Proposed Changes Could Hurt U.S. Competitiveness
WASHINGTON DC – In a speech to the Eighth National Forum on Export Controls, National Foreign Trade Council President Bill Reinsch outlined concerns over the proposed expansion of export controls by the Bush Administration and Members of Congress. Specifically, Reinsch stated that changes in export control policy to combat terrorism are actually intended to expand controls on exports to China, potentially damaging the U.S. economy and over the long term, harming our security.
While recognizing that preventing potential terrorists from acquiring sensitive technology could require changes to the current U.S. export control regime, Reinsch urged caution on proposals aimed at restricting economic relations with China.
In his prepared remarks, Reinsch outlined the following negative consequences of expanded “deemed export” controls on China on the U.S. economy:
“The deemed export expansion…will simply put, drive the smart people away from [the United States] – the same smart people that have been the key to our economic success for the past 200 years.
“Companies will respond by putting their research labs and other facilities offshore, creating a reverse brain drain and ultimately not only transferring more technology offshore but setting up conditions to create it offshore.

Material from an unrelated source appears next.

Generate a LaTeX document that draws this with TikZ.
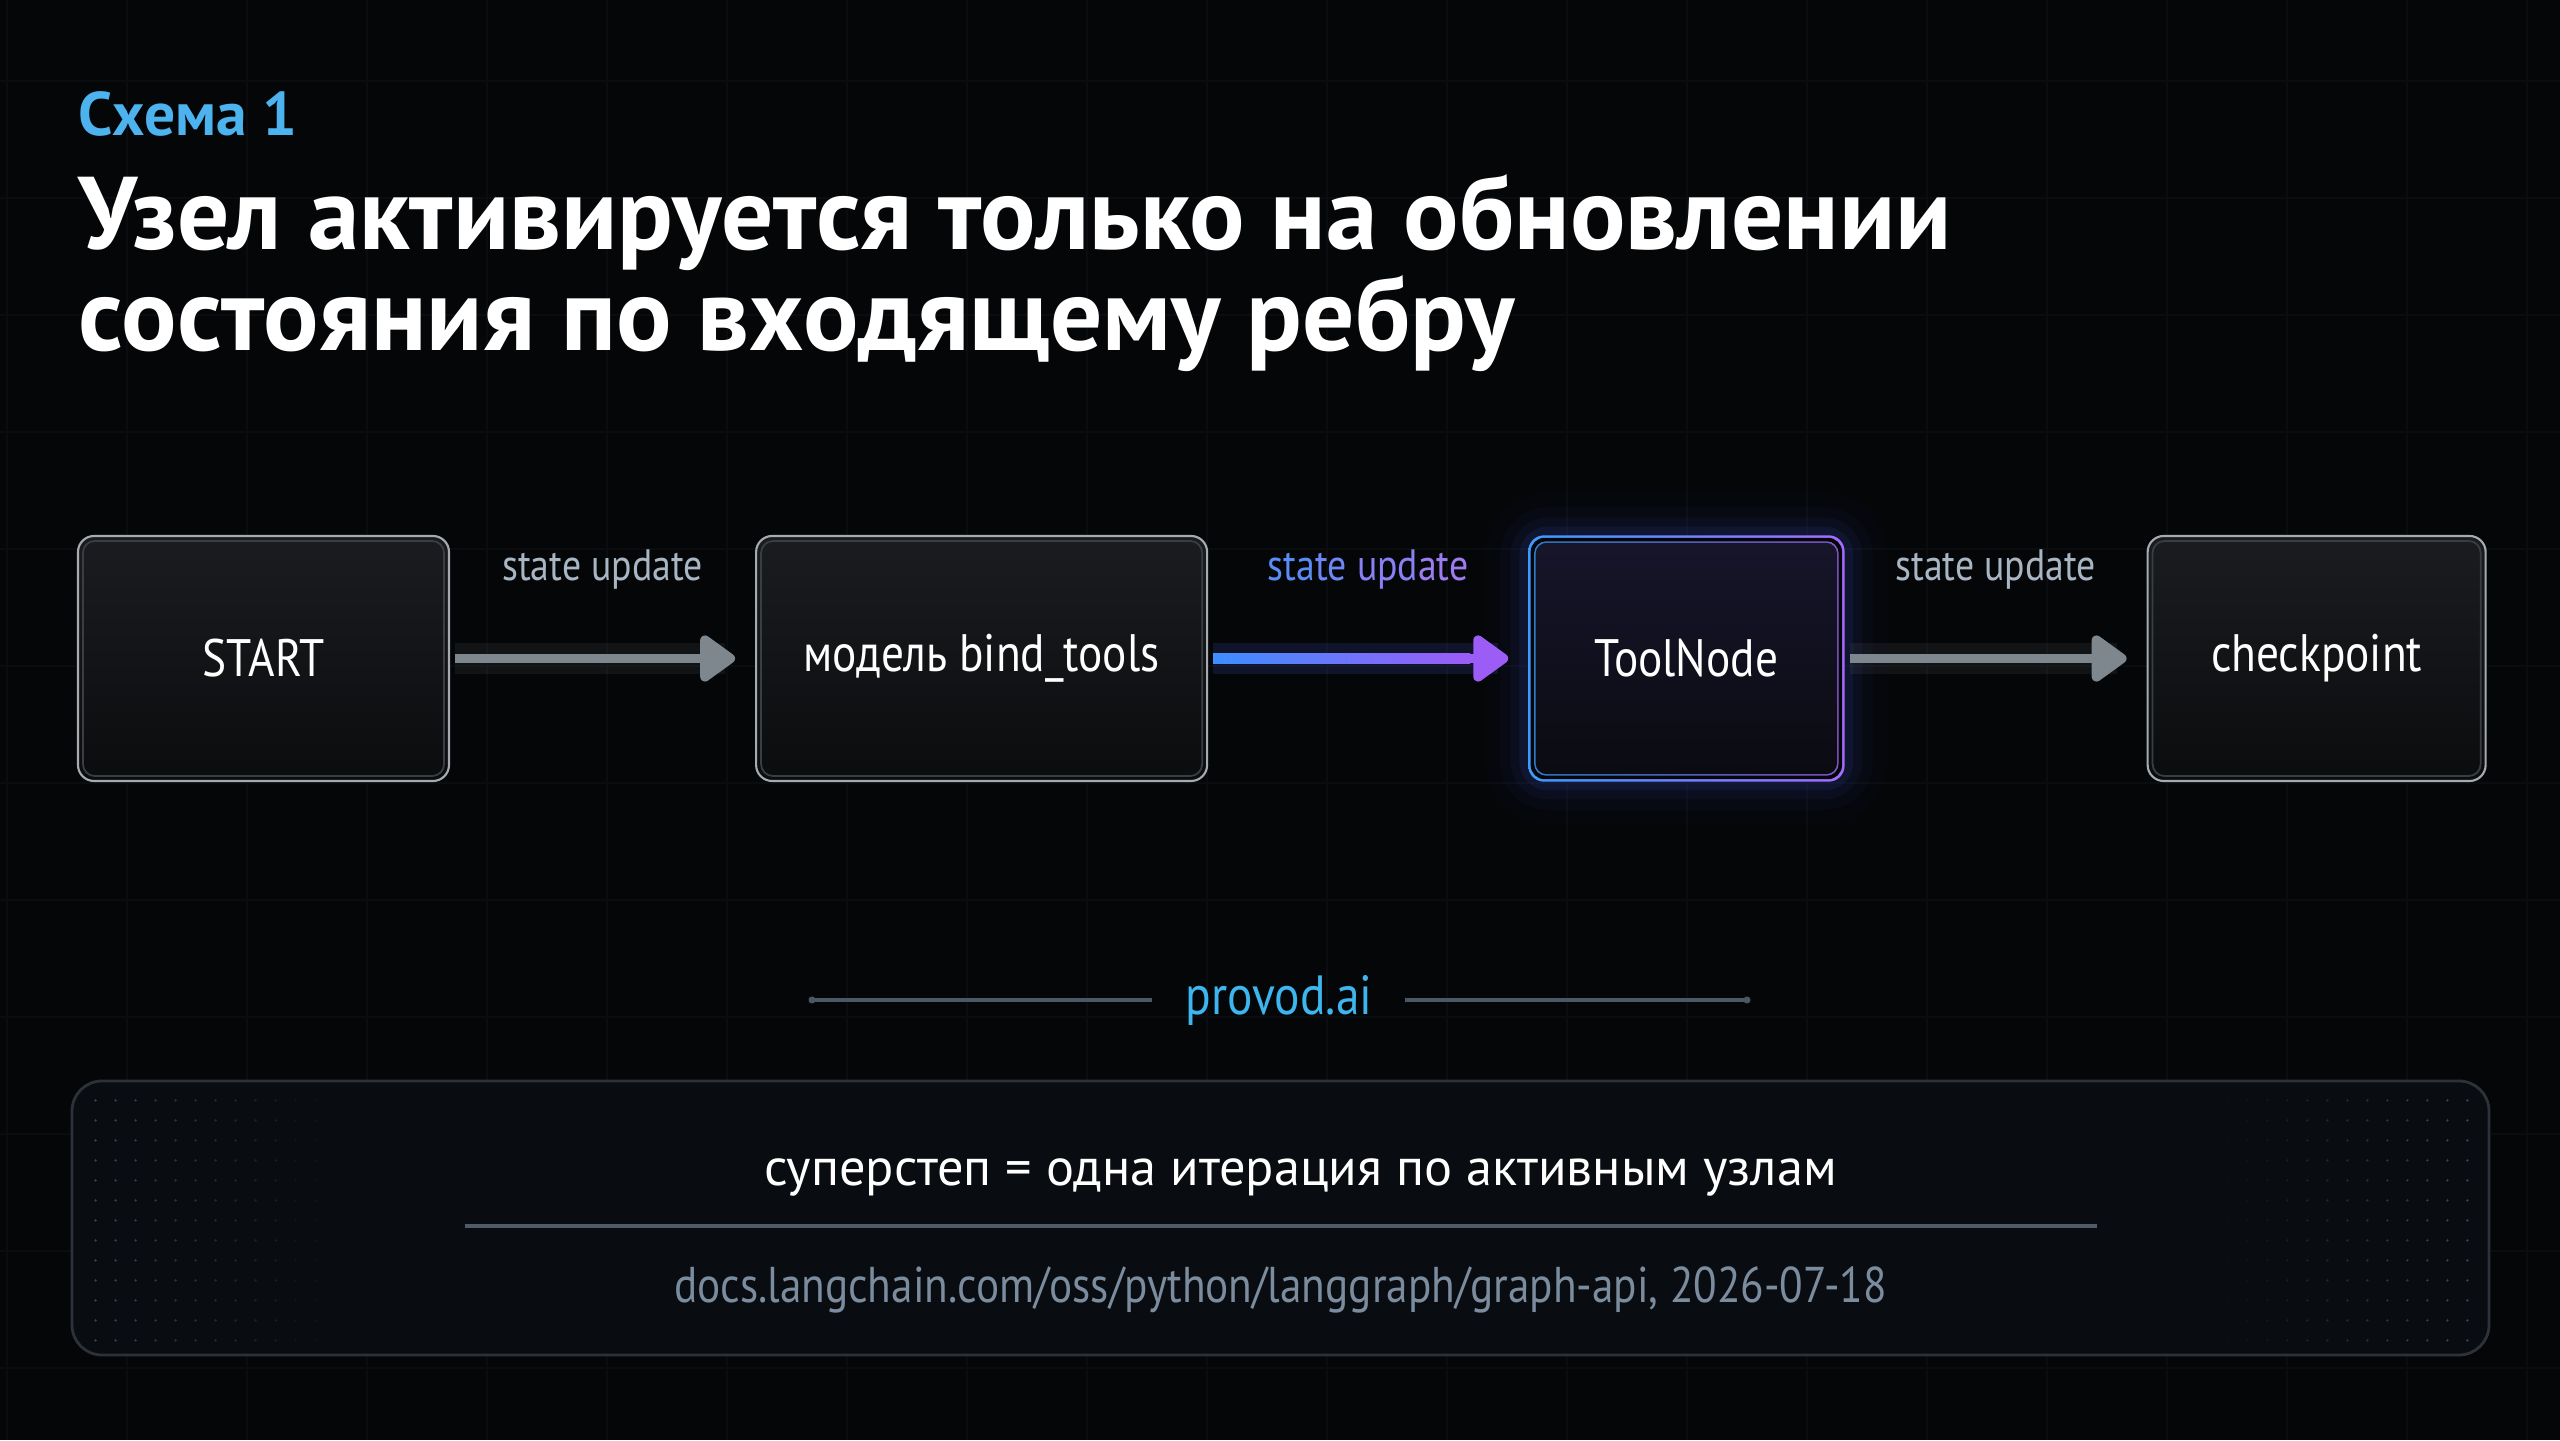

“[Expanded controls could] cripple transatlantic defense cooperation, retard NATO inter-operability and prompt the Europeans to put more money into their own defense R&D, costing us important sales in the future.”
Prior to serving as President of the NFTC, Reinsch was the Under Secretary for Export Administration at the U.S. Department of Commerce where he was responsible for developing and implementing policies for regulating the export of sensitive goods and technologies.